I accept refusing to fly to a world championship is asking a lot. In fact it is asking too much of the sixteen swimmers involved. However whether a stand like that should be made cannot be determined by cost alone. What about the benefit? If no New Zealand senior swimmer ever again had to pay to represent their country the value of the action of sixteen strong New Zealanders, burning their invoices and missing this one meet, would be millions of dollars and a 100 year expansion of freedom.

No matter what the rest of their careers in swimming might achieve, they would have made a mark far more important to them and their sport than any medal or record. In the context of swimming their contribution would have been as important as the abolition of slavery, giving women the right to vote and the Magna Carta. What an achievement; to be known as one of the sixteen men and women who made the world a better place.

Of course the opportunity of that moment has come and gone. Nothing happened. Sixteen swimmers paid their $5,300 SNZ invoices and consolidated the belief that Johns and Francis being rewarded while swimmers are screwed is the way of the swimming world. The old order was preserved. Johns and Francis could smile smugly to themselves and drink their latte content in the knowledge that they had screwed the workers one more time. For them it was mission accomplished.

Some of you may be thinking that it is easy for me to be pushing for swimmers to sacrifice in the cause of justice but what, you may be asking, is David Wright doing to aid swimming reform? It is a valid question. So here is my 2019 SNZ Reform Plan.

2019 SNZ Reform Plan

·         Continue pushing the need for reform through the pages of Swimwatch. The reaction of Johns, Layton and Francis is sufficiently negative to suggest that the blog is having the intended negative affect.
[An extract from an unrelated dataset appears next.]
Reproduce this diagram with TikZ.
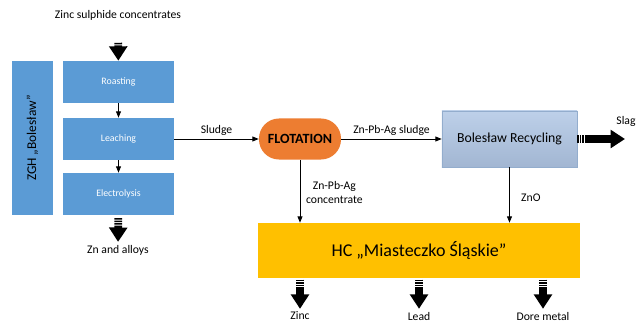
\documentclass[tikz,border=0pt]{standalone}
\usepackage{fontspec}
\setmainfont{Carlito}
\usetikzlibrary{arrows.meta}

\definecolor{zghblue}{HTML}{5B9BD5}
\definecolor{flotorange}{HTML}{ED7D31}
\definecolor{hcyellow}{HTML}{FFC000}
\definecolor{rectop}{HTML}{BDD0E9}
\definecolor{recbot}{HTML}{A2B6D2}
\definecolor{recline}{HTML}{93ADCD}

\begin{document}
\begin{tikzpicture}
  [x=0.025cm,y=-0.025cm,
   every node/.style={font=\fontsize{8.3}{10}\selectfont,inner sep=2pt},
   stage/.style={fill=zghblue,text=white,minimum width=2.775cm,minimum height=1.05cm,
     font=\fontsize{7}{8}\selectfont},
   thin/.style={-{Triangle[width=3.5pt,length=4.5pt]},line width=0.6pt},
   fat/.style={-{Triangle[width=0.44cm,length=0.36cm]},line width=0.19cm,
     dash pattern=on 1.1pt off 0.7pt on 1.1pt off 0.7pt on 1.1pt off 0.7pt on 200pt}]
  \useasboundingbox (0,0) rectangle (637,322);

  % ZGH Boleslaw
  \node (zsc) at (118,15) {Zinc sulphide concentrates};
  \node[fill=zghblue,minimum width=1.025cm,minimum height=3.85cm] (zgh) at (32.5,138) {};
  \node[rotate=90,font=\fontsize{9.5}{11}\selectfont] at (zgh) {ZGH „Bolesław”};
  \node[stage] (roast) at (118.5,82) {Roasting};
  \node[stage] (leach) at (118.5,139) {Leaching};
  \node[stage] (elec) at (118.5,194) {Electrolysis};
  \node (znall) at (118,250) {Zn and alloys};

  % flotation and recycling
  \node[fill=flotorange,rounded corners=0.5cm,minimum width=2.05cm,minimum height=1.025cm,
    font=\fontsize{10}{12}\bfseries] (flot) at (300,139) {FLOTATION};
  \node[top color=rectop,bottom color=recbot,draw=recline,minimum width=3.375cm,
    minimum height=1.4cm,font=\fontsize{9.8}{12}\selectfont] (recyc) at (509.5,139) {Bolesław Recycling};
  \coordinate (slagend) at (625,139);
  \node (slag) at (626,121) {Slag};

  % HC Miasteczko Slaskie
  \node[fill=hcyellow,minimum width=8.05cm,minimum height=1.375cm,
    font=\fontsize{12.8}{15}\selectfont] (hc) at (419,250.5) {HC „Miasteczko Śląskie”};
  \node (zinc) at (300,316) {Zinc};
  \node (lead) at (419,316) {Lead};
  \node (dore) at (543,316) {Dore metal};

  \draw[fat,shorten <=14] (zsc) -- (roast);
  \draw[thin] (roast) -- (leach);
  \draw[thin] (leach) -- (elec);
  \draw[fat,shorten <=2] (elec) -- (znall);
  \draw[thin] (leach) -- node[above] {Sludge} (flot);
  \draw[thin] (flot) -- node[above] {Zn-Pb-Ag sludge} (recyc);
  \draw[fat] (recyc) -- (slagend);
  \draw[thin] (flot.south) -- node[right,align=center,pos=0.52,xshift=2] {Zn-Pb-Ag\\concentrate} (flot.south |- hc.north);
  \draw[thin] (recyc.south) -- node[right,pos=0.55,xshift=6] {ZnO} (recyc.south |- hc.north);
  \foreach \out in {zinc,lead,dore}
    \draw[fat,shorten <=1] (hc.south -| \out.north) -- (\out.north);
\end{tikzpicture}
\end{document}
·         Continue the Privacy Commission investigation into the lies told by SNZ about the investigation into my coaching.
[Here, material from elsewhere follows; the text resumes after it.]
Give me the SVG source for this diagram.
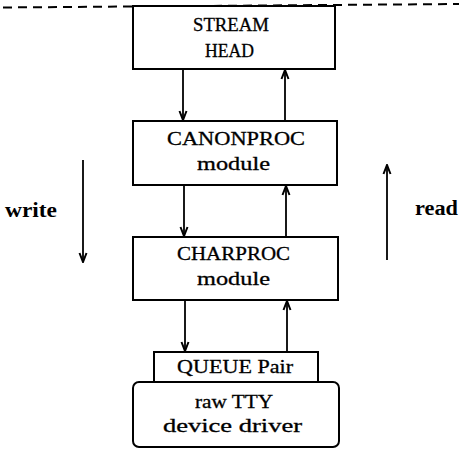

·         If necessary extend the Privacy Commission’s investigation into a full Human Rights Commission hearing

·         Open proceedings through the New Zealand Courts that challenge the monopoly power of SNZ by asking the Court to rule that SNZ’s monopoly power of swimming is illegal.

And in addition to these personal goals I will continue to look for opportunities for those who matter most, the swimmers, to cause SNZ no end of problems. I have no idea what they will be. Possibly buy all the tickets for the Awards Dinner and then have no one turn up. It would be a better way to spend the price of the ticket. There will be occasions in the next twelve months when we can let the world know that the autocratic exploitation of Johns, Cotterill and Francis has gone on for too long. We missed a grand opportunity at Auckland Airport before the World SC Championships. Such a moment should not be allowed to pass again.